Magazine / The 4 Ways That Myths Can Change Your Life, According to Joseph Campbell

The 4 Ways That Myths Can Change Your Life, According to Joseph Campbell

Arts & Culture Book Bites Creativity

It’s hard to overstate the influence of the American writer and literature professor Joseph Campbell. With the 1949 publication of The Hero with a Thousand Faces, Campbell popularized the idea of the archetypal hero—a character and storyline that appears in mythological narratives throughout time and in cultures around the world. As a narrative blueprint, Campbell’s “Hero’s Journey” has been an integral part of some of the most seminal films of the past fifty years, including Star Wars, Harry Potter and the Sorcerer’s Stone, The Lion King, The Matrix, and The Lord of the Rings trilogy. The Power of Myth, which was published shortly after Campbell’s death in 1987, offers down-to-earth lessons on how to lead a more meaningful life, how to follow one’s bliss, and the role myth can play in forging a more enlightened path.

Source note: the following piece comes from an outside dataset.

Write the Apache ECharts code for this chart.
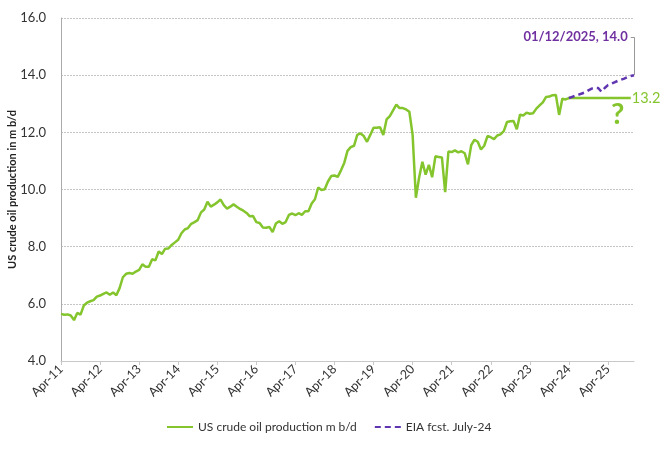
<!DOCTYPE html>
<html>
<head>
<meta charset="utf-8">
<script src="https://cdn.jsdelivr.net/npm/echarts@6/dist/echarts.min.js"></script>
<style>html,body{margin:0;padding:0;background:#fff}#c{width:667px;height:456px}</style>
</head>
<body>
<div id="c"></div>
<script>
// Monthly categories Apr-11 .. Dec-25
const monthNames = ['Jan','Feb','Mar','Apr','May','Jun','Jul','Aug','Sep','Oct','Nov','Dec'];
const categories = [];
for (let y = 2011, m = 3; ; m++) {
  if (m > 11) { m = 0; y++; }
  if (y > 2025) break;
  categories.push(monthNames[m] + '-' + String(y).slice(2));
}

// US crude oil production, m b/d (actuals Apr-11 .. Apr-24)
const production2011 = [5.65,5.62,5.63,5.59,5.43,5.68,5.62,5.94,6.04];
const production2012 = [6.09,6.13,6.25,6.29,6.35,6.40,6.32,6.40,6.30,6.55,6.93,7.05];
const production2013 = [7.08,7.05,7.13,7.19,7.38,7.30,7.30,7.56,7.52,7.83,7.74,7.93];
const production2014 = [7.94,8.06,8.15,8.24,8.47,8.60,8.65,8.80,8.86,8.93,9.20,9.30];
const production2015 = [9.57,9.40,9.47,9.55,9.65,9.45,9.33,9.40,9.48,9.40,9.32,9.26];
const production2016 = [9.18,9.06,9.07,8.86,8.83,8.67,8.66,8.69,8.51,8.81,8.89,8.80];
const production2017 = [8.86,9.11,9.16,9.10,9.17,9.11,9.24,9.24,9.51,9.66,10.07,9.98];
const production2018 = [10.01,10.28,10.47,10.49,10.44,10.67,10.93,11.35,11.48,11.53,11.91,11.96];
const production2019 = [11.87,11.67,11.91,12.16,12.16,12.18,11.91,12.45,12.57,12.77,12.97,12.85];
const production2020 = [12.85,12.80,12.72,11.91,9.71,10.42,10.97,10.52,10.86,10.43,11.16,11.14];
const production2021 = [11.12,9.91,11.33,11.31,11.37,11.30,11.34,11.27,10.88,11.55,11.74,11.67];
const production2022 = [11.40,11.53,11.87,11.83,11.76,11.89,11.93,12.04,12.36,12.39,12.40,12.11];
const production2023 = [12.62,12.59,12.69,12.65,12.67,12.83,12.94,13.05,13.24,13.25,13.30,13.31];
const production2024 = [12.61,13.18,13.15];
// flat scenario May-24 .. Dec-25
const flatScenario = [13.2,13.2,13.2,13.2,13.2,13.2,13.2,13.2,13.2,13.2,13.2,13.2,13.2,13.2,13.2,13.2,13.2,13.2,13.2,13.2];

// EIA forecast July-24, Apr-24 .. Dec-25
const eiaStart = 'Apr-24';
const eiaForecast = [13.20,13.24,13.28,13.32,13.36,13.40,13.47,13.53,13.56,13.55,13.42,13.55,13.65,13.70,13.75,13.80,13.84,13.88,13.93,13.97,14.00];
const eiaEndDate = '01/12/2025';

const yTicks = {min: 4, max: 16, interval: 2};

const production = [].concat(production2011, production2012, production2013, production2014,
  production2015, production2016, production2017, production2018, production2019,
  production2020, production2021, production2022, production2023, production2024, flatScenario);

const startIdx = categories.indexOf(eiaStart);
const forecast = categories.map((c, i) => i >= startIdx ? eiaForecast[i - startIdx] : null);
const lastIdx = categories.length - 1;
const eiaLast = eiaForecast[eiaForecast.length - 1];
const annotY = 15.33;

const green = '#84C52E';
const purple = '#6035B0';
const font = 'Lato';

const chart = echarts.init(document.getElementById('c'), null, {renderer: 'canvas'});
chart.setOption({
  animation: false,
  textStyle: {fontFamily: font},
  grid: {left: 61, right: 33, top: 18, bottom: 95, containLabel: false, outerBoundsMode: 'none'},
  legend: {
    left: 161, top: 416,
    itemWidth: 26, itemHeight: 10, itemGap: 17,
    itemStyle: {opacity: 0},
    textStyle: {fontFamily: font, fontSize: 12, color: '#333'},
    data: ['US crude oil production m b/d', 'EIA fcst. July-24']
  },
  xAxis: {
    type: 'category',
    data: categories,
    boundaryGap: false,
    axisLine: {lineStyle: {color: '#c8c8c8', width: 1}},
    axisTick: {show: true, interval: 11, length: 4, lineStyle: {color: '#c8c8c8'}},
    axisLabel: {interval: 11, rotate: 45, fontSize: 12.5, color: '#333', margin: 6, fontFamily: font},
    splitLine: {show: false}
  },
  yAxis: {
    type: 'value',
    min: yTicks.min, max: yTicks.max, interval: yTicks.interval,
    name: 'US crude oil production in m b/d',
    nameLocation: 'middle', nameGap: 43, nameMoveOverlap: false,
    nameTextStyle: {fontWeight: 'bold', fontSize: 11, color: '#222', fontFamily: font},
    axisLine: {show: true, lineStyle: {color: '#aaa'}},
    axisTick: {show: false},
    axisLabel: {formatter: v => v.toFixed(1), fontSize: 13, color: '#333', margin: 15, fontFamily: font},
    splitLine: {show: true, lineStyle: {color: '#c4c4c4', width: 1, type: [2, 1]}}
  },
  series: [
    {
      name: 'US crude oil production m b/d',
      type: 'line',
      data: production,
      symbol: 'none',
      lineStyle: {color: green, width: 2.5},
      itemStyle: {color: green},
      z: 3,
      endLabel: {
        show: true,
        formatter: p => Number(p.value).toFixed(1),
        color: green, fontSize: 14.5, fontFamily: font, distance: 1
      },
      markPoint: {
        silent: true,
        symbol: 'circle', symbolSize: 0,
        data: [{coord: [171, 12.62], value: '?'}],
        label: {show: true, formatter: '?', color: green, fontSize: 29, fontWeight: 'bold', fontFamily: font, position: 'inside'}
      }
    },
    {
      name: 'EIA fcst. July-24',
      type: 'line',
      data: forecast,
      symbol: 'none',
      connectNulls: false,
      lineStyle: {color: purple, width: 2.5, type: [6, 4]},
      itemStyle: {color: purple},
      z: 4,
      markLine: {
        silent: true,
        symbol: 'none',
        animation: false,
        label: {show: false},
        lineStyle: {color: '#999', width: 1, type: 'solid'},
        data: [
          [{coord: [lastIdx, eiaLast]}, {coord: [lastIdx, annotY]}],
          [{coord: [lastIdx, annotY]}, {coord: [lastIdx - 1, annotY]}]
        ]
      },
      markPoint: {
        silent: true,
        symbol: 'circle', symbolSize: 0,
        data: [{coord: [lastIdx - 1, annotY]}],
        label: {
          show: true, position: 'left', distance: 3,
          formatter: eiaEndDate + ', ' + eiaLast.toFixed(1),
          color: '#7030A0', fontSize: 13, fontWeight: 'bold', fontFamily: font
        }
      }
    }
  ]
});
</script>
</body>
</html>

In our series of “Book Bite Classics,” we share five key insights from groundbreaking, beloved books that everyone should read. Below you’ll find one big idea from The Power of Myth—to read or listen to the remaining four, download the Next Big Idea App today.

Big Idea: The Four Functions of Myth

According to Campbell, myths and dreams come from the same place—and often serve the same purpose. They stem from deep, subconscious realizations that can only express themselves symbolically. “The myth is the public dream,” Campbell says, “and the dream is the private myth.”

Early on in The Power of Myth, Campbell outlines the “four functions of myth.” The first function is mystical. As Campbell says, myth opens the heart and the imagination to the wonders of the universe and the mystery of existence. Myth offers ways to contextualize the transcendent unknown within the conditions of the actual, physical world.

The second function is cosmological, humbly understanding that we “haven’t got all the answers.”

The third function is sociological. Myths can support, validate, or challenge certain social orders. In prehistoric societies, for example, there were violent conflicts between hunter-gatherer tribes and farming villages. Those conflicts played out with different social and mythological dimensions. In the agrarian cultures, myths emerged that correlated the seasonal cycles with those of nature and female fertility. Hunting society myths, meanwhile, were associated with death, conquest, and male virility. These contradictions came to a head in the fourth millennium B.C., which to Campbell was a critical moment in human history, as it precipitated the emergence of a nature-abhorring, male-dominated western spirituality.

But the fourth function of myth is more timeless, and that’s the instructional function. As Campbell says, myths can teach you “how to live a human lifetime under any circumstances.” This allows for modern mythologies, not grounded in ancient religions, that support our personal quests for wisdom and happiness.